The other thing that’s going on is the 1% continues to pile up more and more money, and generally they don’t give bigger and bigger amounts of money as they get richer. They think, I’ve given enough. So if someone gets 10 times richer and they don’t give 20 times as much to charity, they’re actually shortchanging themselves and their culture — but I think it’s going to happen more and more.

9. What donor retention can learn from Tinder

I’m not surprised that 80% of the dates are only first dates. If we looked at the data from Tinder, it would be similar. You get almost all the value from a new donation to a new charity because you get the thrill of saying “I’m a philanthropist.” You get the relief of getting rid of the fundraiser. You get the pleasure out of seeing how things are working. But what you bought was hope.

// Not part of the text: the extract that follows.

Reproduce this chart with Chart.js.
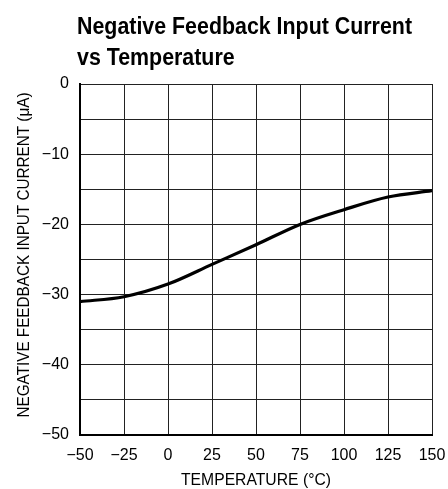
<!DOCTYPE html>
<html>
<head>
<meta charset="utf-8">
<script src="https://cdn.jsdelivr.net/npm/chart.js@4"></script>
<style>
  html, body { margin: 0; padding: 0; background: #fff; }
  #wrap { position: relative; width: 448px; height: 489px; }
</style>
</head>
<body>
<div id="wrap"><canvas id="chart" width="448" height="489"></canvas></div>
<script>
const TITLE_LINES = ["Negative Feedback Input Current", "vs Temperature"];
const X_TITLE = "TEMPERATURE (°C)";
const Y_TITLE = "NEGATIVE FEEDBACK INPUT CURRENT (μA)";

// temperature (°C) and current (µA) at each grid column
const temperatures = [-50, -25, 0, 25, 50, 75, 100, 125, 150];
const currents = [-31.0, -30.3, -28.5, -25.7, -22.9, -20.0, -17.9, -16.1, -15.2];

const FONT = "'Liberation Sans', Arial, sans-serif";
const TITLE_FONT = `bold 23px ${FONT}`;
const AXIS_FONT = `17px ${FONT}`;
const minus = (v) => (v < 0 ? "\u2212" + Math.abs(v) : String(v));

// no narrow face is installed, so squeeze text horizontally (sx) for the datasheet's condensed look
function condensedText(ctx, text, x, y, sx, opts) {
  ctx.save();
  ctx.font = opts.font;
  ctx.fillStyle = "#000";
  ctx.textBaseline = opts.baseline || "alphabetic";
  ctx.textAlign = opts.align || "left";
  ctx.translate(x, y);
  if (opts.rotate) {
    ctx.rotate(opts.rotate);
  }
  ctx.scale(sx, 1);
  ctx.fillText(text, 0, 0);
  ctx.restore();
}

function squeezeFor(ctx, font, text, width) {
  ctx.save();
  ctx.font = font;
  const w = ctx.measureText(text).width;
  ctx.restore();
  return width / w;
}

const labelsPlugin = {
  id: "sheetLabels",
  afterDraw(chart) {
    const { ctx, chartArea } = chart;
    const left = chartArea.left - 3;
    // both title lines share the squeeze that makes line one 335px wide
    const sxTitle = squeezeFor(ctx, TITLE_FONT, TITLE_LINES[0], 335);
    condensedText(ctx, TITLE_LINES[0], left, 34, sxTitle, { font: TITLE_FONT });
    condensedText(ctx, TITLE_LINES[1], left, 65, sxTitle, { font: TITLE_FONT });

    const cx = (chartArea.left + chartArea.right) / 2;
    const sxX = squeezeFor(ctx, AXIS_FONT, X_TITLE, 150);
    condensedText(ctx, X_TITLE, cx, 480, sxX, { font: AXIS_FONT, align: "center", baseline: "middle" });
    const sxY = squeezeFor(ctx, AXIS_FONT, Y_TITLE, 325);
    condensedText(ctx, Y_TITLE, 24, 255, sxY, { font: AXIS_FONT, align: "center", baseline: "middle", rotate: -Math.PI / 2 });
  },
};

new Chart(document.getElementById("chart"), {
  type: "line",
  data: {
    datasets: [{
      data: temperatures.map((t, i) => ({ x: t, y: currents[i] })),
      borderColor: "#000",
      borderWidth: 3.2,
      pointRadius: 0,
      fill: false,
      cubicInterpolationMode: "monotone",
    }],
  },
  options: {
    responsive: false,
    animation: false,
    layout: { padding: { top: 84, right: 0, bottom: 0, left: 0 } },
    plugins: { legend: { display: false }, tooltip: { enabled: false } },
    scales: {
      x: {
        type: "linear",
        min: -50,
        max: 150,
        afterFit(scale) {
          scale.height = 54;
          scale.paddingLeft = 0;
          scale.paddingRight = 16;
        },
        ticks: {
          stepSize: 25,
          padding: 11,
          maxRotation: 0,
          autoSkip: false,
          color: "#000",
          font: { family: FONT, size: 16 },
          callback: (v) => minus(v),
        },
        grid: { color: "#222", lineWidth: 1, drawTicks: false },
        border: { color: "#000", width: 2 },
      },
      y: {
        min: -50,
        max: 0,
        afterFit(scale) {
          scale.width = 80;
          scale.paddingTop = 0;
          scale.paddingBottom = 0;
        },
        ticks: {
          stepSize: 5,
          padding: 11,
          autoSkip: false,
          color: "#000",
          font: { family: FONT, size: 16 },
          callback: (v) => (v % 10 === 0 ? minus(v) : ""),
        },
        grid: { color: "#222", lineWidth: 1, drawTicks: false },
        border: { color: "#000", width: 2 },
      },
    },
  },
  plugins: [labelsPlugin],
});
</script>
</body>
</html>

And a year later, someone asks you for money again, and you go, “What? You guys still have that problem? I gave you money to solve that problem.” So giving money the second time feels fundamentally different than giving money the first time.

An example I like to give is the 1969 cover of National Lampoon with the dog on it. And the headline read, “Buy this magazine or we’ll shoot this dog.” And that was pretty funny, because the dog wasn’t actually in danger. But they couldn’t do the same thing next year and say, “Buy this magazine again or we’ll shoot this dog,” because they’ve already done that joke. And the same is typically true of fundraising.

So I think the biggest opportunity is not to double-down on first dates. The biggest opportunity is to realize that you’re never gonna get a second donation if make the same pitch you made for the first donation. The promise of the first donation needs to be, How do I get this person to come on a site visit? How do I get this person to foster a dog? How do I get this person to write some letters for me?

Whatever action they take after the donation, so that they identify with your mission as if it was their own, that’s how you change them.

10. Marketing is an experiment, but it’s not a science

I don’t think it’s a science. I think it’s soft. And I don’t think half your marketing is working. I think showing up gets you something, and then after that, you just want to try and avoid marketing that hurts you. But the number of institutions that have marketing that actually works is pretty small. Being a market driver is different than being market-driven.

People don’t know they want what you have, and so you’re not just announcing that you exist, you are changing them. Almost nobody gets a Suzuki tattoo. A lot of people have a Harley tattoo. So if you’re willing to get a tattoo, then your marketing is working. But if all you do is make a motorcycle, I might not pick you. That’s not marketing, that’s manufacturing.

So if you discover that writing a fundraising pitch with 5-page letters does twice the performance of a 2-page letter, then, yeah, send 5-page letters. That’s a tactic. That’s not marketing. Marketing is the story you tell, the people you serve, the change you’re trying to make. And that is mostly happenstance, accidents that happens when people who are busy focusing on something else have to do something but they’re not sure why.